Below this line is a set of entries; quote exactly the lines from the line that contains "Write the Apache ECharts code for this chart." to the line that contains "var digitalSubtitle = 'Digitale", both lines included.
+--
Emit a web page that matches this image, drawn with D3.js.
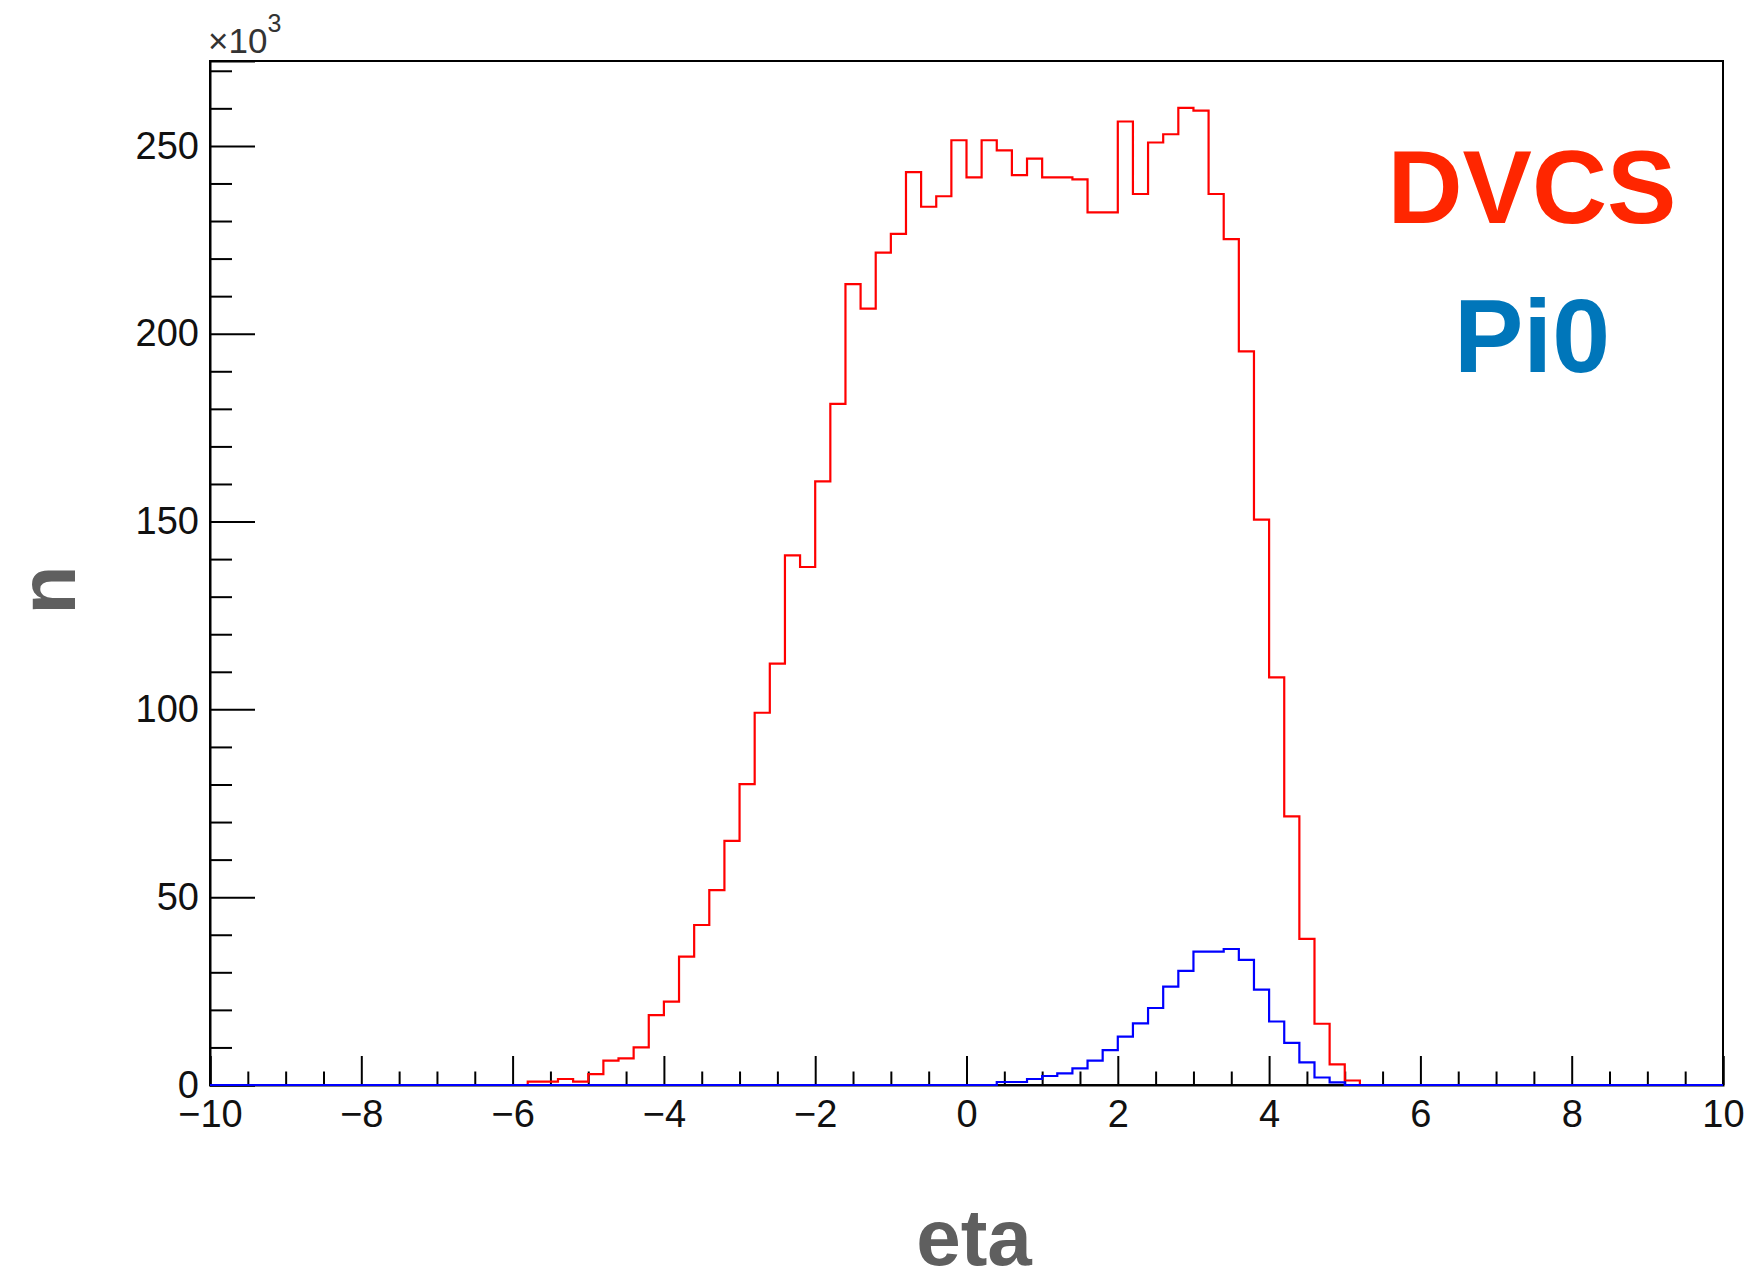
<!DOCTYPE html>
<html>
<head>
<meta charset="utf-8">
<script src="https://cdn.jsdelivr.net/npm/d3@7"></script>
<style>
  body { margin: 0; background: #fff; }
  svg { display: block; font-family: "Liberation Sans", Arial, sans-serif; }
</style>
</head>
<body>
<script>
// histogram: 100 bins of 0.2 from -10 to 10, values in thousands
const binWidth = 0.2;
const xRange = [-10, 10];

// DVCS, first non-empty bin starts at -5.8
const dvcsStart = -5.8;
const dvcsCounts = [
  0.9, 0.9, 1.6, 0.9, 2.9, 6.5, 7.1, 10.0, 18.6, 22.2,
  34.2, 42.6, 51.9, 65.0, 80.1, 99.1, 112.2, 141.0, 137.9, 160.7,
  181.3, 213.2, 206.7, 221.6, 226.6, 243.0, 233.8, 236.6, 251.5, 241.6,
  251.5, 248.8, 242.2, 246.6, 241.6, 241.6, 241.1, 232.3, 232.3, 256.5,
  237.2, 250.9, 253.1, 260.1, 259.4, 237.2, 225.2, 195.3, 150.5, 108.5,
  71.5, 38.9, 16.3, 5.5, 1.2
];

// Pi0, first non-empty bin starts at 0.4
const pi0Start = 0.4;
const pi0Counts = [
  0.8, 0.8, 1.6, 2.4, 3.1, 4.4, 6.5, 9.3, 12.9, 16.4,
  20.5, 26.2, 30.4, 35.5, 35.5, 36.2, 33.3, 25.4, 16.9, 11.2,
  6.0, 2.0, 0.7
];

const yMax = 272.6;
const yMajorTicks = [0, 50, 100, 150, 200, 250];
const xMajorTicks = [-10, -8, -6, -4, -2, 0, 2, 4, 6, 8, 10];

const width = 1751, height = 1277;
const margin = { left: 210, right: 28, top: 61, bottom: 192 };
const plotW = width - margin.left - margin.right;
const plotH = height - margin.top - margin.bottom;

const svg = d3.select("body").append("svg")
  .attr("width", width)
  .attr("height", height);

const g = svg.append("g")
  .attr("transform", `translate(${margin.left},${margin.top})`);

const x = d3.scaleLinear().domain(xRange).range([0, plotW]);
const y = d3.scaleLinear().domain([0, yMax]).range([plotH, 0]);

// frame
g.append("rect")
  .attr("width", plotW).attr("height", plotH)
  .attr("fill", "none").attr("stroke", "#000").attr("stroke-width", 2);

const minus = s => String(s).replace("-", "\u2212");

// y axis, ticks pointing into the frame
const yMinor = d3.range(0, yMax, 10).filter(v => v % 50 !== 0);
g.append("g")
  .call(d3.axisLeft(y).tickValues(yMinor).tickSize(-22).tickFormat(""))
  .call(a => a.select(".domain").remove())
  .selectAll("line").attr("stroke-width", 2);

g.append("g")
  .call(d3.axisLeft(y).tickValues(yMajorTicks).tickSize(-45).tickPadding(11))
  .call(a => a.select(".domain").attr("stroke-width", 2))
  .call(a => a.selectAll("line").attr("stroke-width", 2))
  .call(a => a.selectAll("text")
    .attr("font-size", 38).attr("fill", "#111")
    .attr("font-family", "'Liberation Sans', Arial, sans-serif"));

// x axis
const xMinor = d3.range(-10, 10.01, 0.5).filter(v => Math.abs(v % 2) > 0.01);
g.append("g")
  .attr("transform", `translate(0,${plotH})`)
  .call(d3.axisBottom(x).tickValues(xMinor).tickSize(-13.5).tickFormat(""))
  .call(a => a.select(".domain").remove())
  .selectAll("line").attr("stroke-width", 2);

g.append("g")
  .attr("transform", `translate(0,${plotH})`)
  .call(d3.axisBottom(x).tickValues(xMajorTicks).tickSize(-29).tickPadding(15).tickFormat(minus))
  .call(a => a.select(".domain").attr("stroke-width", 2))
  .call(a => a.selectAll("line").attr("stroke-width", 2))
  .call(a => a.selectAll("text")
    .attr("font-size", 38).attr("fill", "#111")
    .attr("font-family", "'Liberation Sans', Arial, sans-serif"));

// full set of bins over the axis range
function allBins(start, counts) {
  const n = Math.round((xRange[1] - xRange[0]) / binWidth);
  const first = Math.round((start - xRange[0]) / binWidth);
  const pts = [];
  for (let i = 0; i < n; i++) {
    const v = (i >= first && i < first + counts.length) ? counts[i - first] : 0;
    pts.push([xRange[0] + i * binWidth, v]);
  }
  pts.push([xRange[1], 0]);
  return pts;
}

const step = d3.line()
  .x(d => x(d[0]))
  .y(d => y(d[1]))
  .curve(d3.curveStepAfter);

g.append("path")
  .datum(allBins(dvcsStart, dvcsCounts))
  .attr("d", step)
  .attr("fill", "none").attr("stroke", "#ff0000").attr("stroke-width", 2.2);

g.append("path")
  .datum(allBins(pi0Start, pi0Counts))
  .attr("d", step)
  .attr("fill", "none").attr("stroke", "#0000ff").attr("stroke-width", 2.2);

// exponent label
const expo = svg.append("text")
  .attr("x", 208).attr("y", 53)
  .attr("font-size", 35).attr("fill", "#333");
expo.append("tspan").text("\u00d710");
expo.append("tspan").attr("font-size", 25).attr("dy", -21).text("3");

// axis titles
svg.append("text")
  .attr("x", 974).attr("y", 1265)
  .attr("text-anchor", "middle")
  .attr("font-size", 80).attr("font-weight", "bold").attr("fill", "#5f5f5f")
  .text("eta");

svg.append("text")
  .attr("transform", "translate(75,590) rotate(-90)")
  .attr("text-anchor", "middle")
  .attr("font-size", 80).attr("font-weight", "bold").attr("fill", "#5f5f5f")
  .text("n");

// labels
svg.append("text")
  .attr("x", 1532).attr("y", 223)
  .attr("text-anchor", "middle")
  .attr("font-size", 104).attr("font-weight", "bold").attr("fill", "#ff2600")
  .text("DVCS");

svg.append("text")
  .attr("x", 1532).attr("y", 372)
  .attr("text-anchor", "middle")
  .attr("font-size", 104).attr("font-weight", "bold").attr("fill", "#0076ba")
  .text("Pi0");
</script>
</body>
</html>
+--
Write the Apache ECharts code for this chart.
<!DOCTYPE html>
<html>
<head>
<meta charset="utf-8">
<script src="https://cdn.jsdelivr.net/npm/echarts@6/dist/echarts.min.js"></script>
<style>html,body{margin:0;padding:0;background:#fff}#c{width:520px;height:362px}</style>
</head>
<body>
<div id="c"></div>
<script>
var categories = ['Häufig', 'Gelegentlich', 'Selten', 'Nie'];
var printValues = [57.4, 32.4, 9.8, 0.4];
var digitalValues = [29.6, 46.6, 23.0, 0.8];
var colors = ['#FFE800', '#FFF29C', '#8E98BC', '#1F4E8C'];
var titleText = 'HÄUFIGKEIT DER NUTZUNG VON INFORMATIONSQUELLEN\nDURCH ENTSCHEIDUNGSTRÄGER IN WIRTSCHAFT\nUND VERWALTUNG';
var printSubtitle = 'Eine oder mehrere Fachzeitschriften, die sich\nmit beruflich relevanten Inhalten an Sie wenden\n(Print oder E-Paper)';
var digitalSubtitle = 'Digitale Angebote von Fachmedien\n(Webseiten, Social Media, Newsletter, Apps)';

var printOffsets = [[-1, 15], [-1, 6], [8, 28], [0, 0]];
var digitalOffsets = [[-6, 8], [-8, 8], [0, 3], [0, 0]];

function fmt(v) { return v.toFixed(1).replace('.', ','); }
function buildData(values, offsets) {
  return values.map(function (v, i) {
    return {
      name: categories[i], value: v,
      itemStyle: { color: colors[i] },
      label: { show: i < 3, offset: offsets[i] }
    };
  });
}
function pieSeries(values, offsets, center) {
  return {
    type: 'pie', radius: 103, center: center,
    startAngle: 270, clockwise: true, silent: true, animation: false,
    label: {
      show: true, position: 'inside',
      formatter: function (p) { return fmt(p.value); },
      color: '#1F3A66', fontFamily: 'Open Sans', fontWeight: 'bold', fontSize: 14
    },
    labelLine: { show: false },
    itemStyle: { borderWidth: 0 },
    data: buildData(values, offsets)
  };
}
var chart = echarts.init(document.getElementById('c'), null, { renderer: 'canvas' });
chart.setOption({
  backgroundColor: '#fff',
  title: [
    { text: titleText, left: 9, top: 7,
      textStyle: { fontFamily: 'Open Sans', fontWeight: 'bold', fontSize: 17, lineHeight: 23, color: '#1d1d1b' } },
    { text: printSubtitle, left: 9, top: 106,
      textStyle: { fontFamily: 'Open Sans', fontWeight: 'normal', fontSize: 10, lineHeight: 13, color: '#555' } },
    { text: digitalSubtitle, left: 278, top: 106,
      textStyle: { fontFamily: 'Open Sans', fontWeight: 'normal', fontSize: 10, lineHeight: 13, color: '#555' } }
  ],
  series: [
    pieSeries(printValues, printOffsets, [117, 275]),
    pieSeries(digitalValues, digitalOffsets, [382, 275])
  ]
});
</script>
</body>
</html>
+--
> _Solution_
Write the Apache ECharts code for this chart.
<!DOCTYPE html>
<html>
<head>
<meta charset="utf-8">
<script src="https://cdn.jsdelivr.net/npm/echarts@6/dist/echarts.min.js"></script>
<style>html,body{margin:0;padding:0;background:#fff}#c{width:520px;height:362px}</style>
</head>
<body>
<div id="c"></div>
<script>
var categories = ['Häufig', 'Gelegentlich', 'Selten', 'Nie'];
var printValues = [57.4, 32.4, 9.8, 0.4];
var digitalValues = [29.6, 46.6, 23.0, 0.8];
var colors = ['#FFE800', '#FFF29C', '#8E98BC', '#1F4E8C'];
var titleText = 'HÄUFIGKEIT DER NUTZUNG VON INFORMATIONSQUELLEN\nDURCH ENTSCHEIDUNGSTRÄGER IN WIRTSCHAFT\nUND VERWALTUNG';
var printSubtitle = 'Eine oder mehrere Fachzeitschriften, die sich\nmit beruflich relevanten Inhalten an Sie wenden\n(Print oder E-Paper)';
var digitalSubtitle = 'Digitale Angebote von Fachmedien\n(Webseiten, Social Media, Newsletter, Apps)';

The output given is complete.